We need to face some unpalatable facts. For some weeks it has been clear that we are in for a relegation fight. Too many points have been conceded against average or poor teams. Games will get no easier in the weeks ahead. We have consistently demonstrated that we have the worst defence in the premiership. An average team with the worst defence will always struggle. We are in for a rocky ride.

Things are already turning ugly with some of our fans. The stupidity of some of Carroll’s play against Watford was immediately exceeded by the stupidity of fans who abuse him outside the ground. This is entirely counterproductive. In this period of adversity with a team struggling for confidence players will need not abuse but support like they has rarely needed it before.

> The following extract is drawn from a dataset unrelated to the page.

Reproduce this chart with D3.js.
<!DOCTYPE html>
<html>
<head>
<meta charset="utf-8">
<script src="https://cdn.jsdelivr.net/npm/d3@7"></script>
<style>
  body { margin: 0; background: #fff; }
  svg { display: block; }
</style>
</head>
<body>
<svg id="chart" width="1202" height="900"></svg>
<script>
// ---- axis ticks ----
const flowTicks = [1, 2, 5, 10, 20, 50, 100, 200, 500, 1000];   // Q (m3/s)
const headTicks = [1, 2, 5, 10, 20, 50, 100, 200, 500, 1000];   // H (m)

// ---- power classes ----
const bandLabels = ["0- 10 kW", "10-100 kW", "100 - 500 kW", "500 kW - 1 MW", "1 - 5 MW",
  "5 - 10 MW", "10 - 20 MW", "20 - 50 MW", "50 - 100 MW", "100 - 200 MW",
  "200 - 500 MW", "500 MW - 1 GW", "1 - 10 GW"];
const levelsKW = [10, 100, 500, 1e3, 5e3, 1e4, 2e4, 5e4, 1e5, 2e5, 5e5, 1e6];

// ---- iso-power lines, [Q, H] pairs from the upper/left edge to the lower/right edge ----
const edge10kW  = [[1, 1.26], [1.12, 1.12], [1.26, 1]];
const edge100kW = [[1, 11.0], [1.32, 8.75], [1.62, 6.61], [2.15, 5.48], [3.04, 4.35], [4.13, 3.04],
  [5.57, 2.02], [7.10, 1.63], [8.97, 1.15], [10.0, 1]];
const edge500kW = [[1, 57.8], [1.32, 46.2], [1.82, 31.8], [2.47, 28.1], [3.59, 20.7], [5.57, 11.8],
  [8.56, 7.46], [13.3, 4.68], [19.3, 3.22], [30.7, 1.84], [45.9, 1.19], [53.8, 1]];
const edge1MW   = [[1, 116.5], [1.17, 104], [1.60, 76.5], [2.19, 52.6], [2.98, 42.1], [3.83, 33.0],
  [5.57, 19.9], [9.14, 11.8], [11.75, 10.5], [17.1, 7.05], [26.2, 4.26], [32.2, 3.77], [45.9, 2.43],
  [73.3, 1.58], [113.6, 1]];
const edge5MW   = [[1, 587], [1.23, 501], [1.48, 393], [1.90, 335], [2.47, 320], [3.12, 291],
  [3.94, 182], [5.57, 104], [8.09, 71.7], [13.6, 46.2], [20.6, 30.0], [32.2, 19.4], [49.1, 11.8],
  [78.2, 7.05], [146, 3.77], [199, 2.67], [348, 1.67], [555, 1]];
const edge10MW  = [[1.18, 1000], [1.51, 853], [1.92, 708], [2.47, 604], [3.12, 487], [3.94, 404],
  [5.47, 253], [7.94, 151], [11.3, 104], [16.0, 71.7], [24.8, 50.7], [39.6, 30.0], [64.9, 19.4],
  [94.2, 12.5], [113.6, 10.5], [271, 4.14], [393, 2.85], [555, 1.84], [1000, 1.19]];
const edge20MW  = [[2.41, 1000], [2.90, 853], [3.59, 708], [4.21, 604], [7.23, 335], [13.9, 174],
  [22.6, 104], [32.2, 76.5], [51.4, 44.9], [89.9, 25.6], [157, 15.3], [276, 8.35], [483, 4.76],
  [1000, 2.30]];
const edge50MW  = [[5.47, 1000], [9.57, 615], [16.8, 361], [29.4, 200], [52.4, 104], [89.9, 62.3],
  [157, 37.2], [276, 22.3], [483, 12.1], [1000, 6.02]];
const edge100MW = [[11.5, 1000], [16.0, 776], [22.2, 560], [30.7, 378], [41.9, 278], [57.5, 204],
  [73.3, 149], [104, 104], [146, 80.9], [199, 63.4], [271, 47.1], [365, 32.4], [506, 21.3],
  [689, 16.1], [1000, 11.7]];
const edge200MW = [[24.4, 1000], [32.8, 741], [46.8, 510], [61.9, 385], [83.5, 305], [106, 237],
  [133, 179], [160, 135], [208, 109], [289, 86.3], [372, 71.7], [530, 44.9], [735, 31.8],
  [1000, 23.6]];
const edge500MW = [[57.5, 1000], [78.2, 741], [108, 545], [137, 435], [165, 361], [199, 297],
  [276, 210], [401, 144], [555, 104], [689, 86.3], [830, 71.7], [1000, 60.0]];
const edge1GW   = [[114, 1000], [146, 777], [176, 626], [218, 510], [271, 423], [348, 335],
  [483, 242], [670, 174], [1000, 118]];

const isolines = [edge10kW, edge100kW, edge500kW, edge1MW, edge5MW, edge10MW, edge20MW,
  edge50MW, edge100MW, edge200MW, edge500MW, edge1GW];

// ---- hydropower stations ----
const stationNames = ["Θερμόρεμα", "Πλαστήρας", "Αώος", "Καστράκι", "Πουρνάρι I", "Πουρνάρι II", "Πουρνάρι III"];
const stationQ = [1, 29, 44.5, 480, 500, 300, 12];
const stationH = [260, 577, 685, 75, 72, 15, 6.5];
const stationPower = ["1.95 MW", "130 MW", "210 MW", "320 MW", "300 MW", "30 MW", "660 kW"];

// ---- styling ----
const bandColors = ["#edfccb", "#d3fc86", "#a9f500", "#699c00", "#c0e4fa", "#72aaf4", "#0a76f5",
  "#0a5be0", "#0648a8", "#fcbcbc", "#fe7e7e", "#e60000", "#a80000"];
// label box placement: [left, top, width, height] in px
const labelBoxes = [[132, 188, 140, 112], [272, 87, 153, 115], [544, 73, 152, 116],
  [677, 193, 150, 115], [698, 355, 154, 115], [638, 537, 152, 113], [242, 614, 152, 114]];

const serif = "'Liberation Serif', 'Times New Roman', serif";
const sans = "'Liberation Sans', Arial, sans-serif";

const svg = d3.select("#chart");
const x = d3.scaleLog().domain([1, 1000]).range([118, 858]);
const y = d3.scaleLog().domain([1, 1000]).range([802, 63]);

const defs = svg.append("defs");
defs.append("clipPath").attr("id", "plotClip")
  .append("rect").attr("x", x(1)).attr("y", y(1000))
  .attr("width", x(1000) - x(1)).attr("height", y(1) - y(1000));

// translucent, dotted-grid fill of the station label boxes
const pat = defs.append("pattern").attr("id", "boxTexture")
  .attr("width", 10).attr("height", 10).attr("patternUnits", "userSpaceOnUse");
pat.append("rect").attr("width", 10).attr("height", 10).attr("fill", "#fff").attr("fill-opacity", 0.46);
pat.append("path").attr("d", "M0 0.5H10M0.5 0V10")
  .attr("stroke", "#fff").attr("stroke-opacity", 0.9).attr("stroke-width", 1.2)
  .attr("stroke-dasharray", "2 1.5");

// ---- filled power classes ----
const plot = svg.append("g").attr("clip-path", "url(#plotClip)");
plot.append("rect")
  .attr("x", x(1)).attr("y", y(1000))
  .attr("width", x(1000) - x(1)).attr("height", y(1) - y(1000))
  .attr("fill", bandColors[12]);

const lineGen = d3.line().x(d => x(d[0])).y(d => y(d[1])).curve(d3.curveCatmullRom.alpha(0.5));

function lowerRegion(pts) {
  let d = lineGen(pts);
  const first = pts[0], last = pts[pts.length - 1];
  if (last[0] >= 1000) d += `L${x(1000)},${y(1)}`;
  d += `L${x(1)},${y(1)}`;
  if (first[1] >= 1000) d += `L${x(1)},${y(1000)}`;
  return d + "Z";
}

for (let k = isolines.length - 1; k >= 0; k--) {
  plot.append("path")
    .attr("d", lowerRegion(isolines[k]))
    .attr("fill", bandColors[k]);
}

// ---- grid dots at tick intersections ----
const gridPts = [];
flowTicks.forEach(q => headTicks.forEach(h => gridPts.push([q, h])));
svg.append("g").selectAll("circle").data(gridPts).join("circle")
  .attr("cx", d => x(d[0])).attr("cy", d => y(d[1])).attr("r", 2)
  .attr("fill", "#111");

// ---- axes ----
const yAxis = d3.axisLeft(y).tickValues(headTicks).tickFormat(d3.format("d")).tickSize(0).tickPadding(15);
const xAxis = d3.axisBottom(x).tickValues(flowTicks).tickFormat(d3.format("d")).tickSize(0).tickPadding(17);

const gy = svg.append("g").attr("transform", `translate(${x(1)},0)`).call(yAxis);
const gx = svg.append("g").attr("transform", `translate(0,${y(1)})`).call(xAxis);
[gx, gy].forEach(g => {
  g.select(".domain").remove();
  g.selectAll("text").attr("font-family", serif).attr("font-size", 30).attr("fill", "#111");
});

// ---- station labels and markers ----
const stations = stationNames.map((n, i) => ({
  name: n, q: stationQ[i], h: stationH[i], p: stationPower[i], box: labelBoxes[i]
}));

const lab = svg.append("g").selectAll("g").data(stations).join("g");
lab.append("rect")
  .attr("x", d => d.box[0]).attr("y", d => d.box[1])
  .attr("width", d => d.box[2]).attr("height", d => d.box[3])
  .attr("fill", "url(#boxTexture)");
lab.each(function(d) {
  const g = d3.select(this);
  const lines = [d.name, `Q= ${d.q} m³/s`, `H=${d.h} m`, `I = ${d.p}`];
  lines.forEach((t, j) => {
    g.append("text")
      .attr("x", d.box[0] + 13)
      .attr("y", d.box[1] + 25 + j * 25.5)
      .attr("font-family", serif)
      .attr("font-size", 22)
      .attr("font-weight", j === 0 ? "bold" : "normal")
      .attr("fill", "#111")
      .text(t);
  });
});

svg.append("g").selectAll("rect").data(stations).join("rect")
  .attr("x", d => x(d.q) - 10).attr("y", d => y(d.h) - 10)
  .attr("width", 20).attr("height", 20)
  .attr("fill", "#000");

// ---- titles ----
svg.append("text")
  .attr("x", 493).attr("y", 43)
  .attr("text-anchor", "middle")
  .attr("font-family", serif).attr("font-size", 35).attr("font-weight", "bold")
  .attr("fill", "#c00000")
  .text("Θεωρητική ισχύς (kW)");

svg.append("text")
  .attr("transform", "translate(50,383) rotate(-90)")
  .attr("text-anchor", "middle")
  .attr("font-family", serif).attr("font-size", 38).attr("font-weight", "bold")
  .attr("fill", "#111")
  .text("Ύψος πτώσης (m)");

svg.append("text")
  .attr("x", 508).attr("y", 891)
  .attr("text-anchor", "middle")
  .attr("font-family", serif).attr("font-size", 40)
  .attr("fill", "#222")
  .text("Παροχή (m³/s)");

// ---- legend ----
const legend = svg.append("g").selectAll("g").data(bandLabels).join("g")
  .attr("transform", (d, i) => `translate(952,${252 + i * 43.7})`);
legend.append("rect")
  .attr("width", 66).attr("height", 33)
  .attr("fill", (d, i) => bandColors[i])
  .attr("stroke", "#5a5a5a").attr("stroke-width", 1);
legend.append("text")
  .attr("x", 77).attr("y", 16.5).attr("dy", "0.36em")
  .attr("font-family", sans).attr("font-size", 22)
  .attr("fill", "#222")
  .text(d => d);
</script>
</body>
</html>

There will be no easy games. An expectation to roll over teams like Watford, Brighton, Stoke, and Bournemouth West Bromwich should not currently exist. Lashing out at the team, manager and even the Board because we have a team bereft of confidence is a luxury we cannot afford.

Moyes was not a popular appointment and the chances are that he has inherited a squad which will give him negative results. It is likely that any honeymoon period will be brief and dissent will emerge. But for people to react with an “I told you so” will not help, Moyes is the Manager until the end of the season and no fan protest will or indeed even should change this. Multiple managerial sacking rarely helps any club.

Equally futile is lashing out at our Board. We cannot afford the luxury of petulant Stadium protests. We all tend to look for blame but this is currently an indulgence.

We have been here before. The protest against the huge own goal of the Bond scheme in 1991 was objectively entirely justified. Nevertheless however justified the protest was it still resulted in a toxic atmosphere which Billy Bonds, our manager at the time, was convinced was the cause of our relegation.

I do not want to see history repeat itself. It seems some would almost welcome relegation if it gave them a stick to beat the Board with and punish them for moving to what they repeatedly call the “Athletics Bowl in a desperate attempt to create a “feel bad” atmosphere. There should be no satisfaction in seeing West Ham fail. Constant whining about how the Board allegedly “promised the next level” is pointless now. We have to become more positive if West Ham is ever to thrive again. Opposition fans love watching our current disunity. Upton Park is no more, we can either engage in perennial but futile whingeing about the past or we can try to move on a support the club.

Having said that, I will now make my own constructive Board criticism. The fact is that they also have to considerably up their game. The announcement following Moyes’ appointment was clumsy at best. They are far too fond of getting excuses in early. They seem to have been taking lessons from the Boris Johnston School of Diplomacy. Sullivan’s “shooting from the hip” description of Moyes as a “gamble” was crass in the extreme. His subsequent description of Moyes as not the best but only “the “best available” also damns him with faint praise. Sullivan is the boss at West Ham so he has the right to speak his mind. However despite Boris’s example a political leader is normally media coached to avoid making these sorts of gaffs. , Sullivan desperately needs similar support. The problem is who, at West Ham, will be able to tell him he needs this? Will the brave PR person please stand up?

So we must positively support Moyes and the club as a whole in the difficult weeks ahead. From top to bottom, from Board to fans, we must embrace Moyes as a legitimate Manager and try to build confidence in our team.

Once upon a time West Ham used to be famous for supporting our team in adversity. Players remember fans support much more when things are going badly rather than when they are going well. From tomorrow night’s game against Leicester I have committed myself to supporting the team through our current adversity. I will not leave early no matter what the score. I will not boo, no matter what. I will try to encourage and do my tiny bit to improve the love and support the team can feel. In return I expect the team to try their best. This use to be the West Ham Mojo. If we are to prove that there are three teams worse than us we need to rediscover it fast.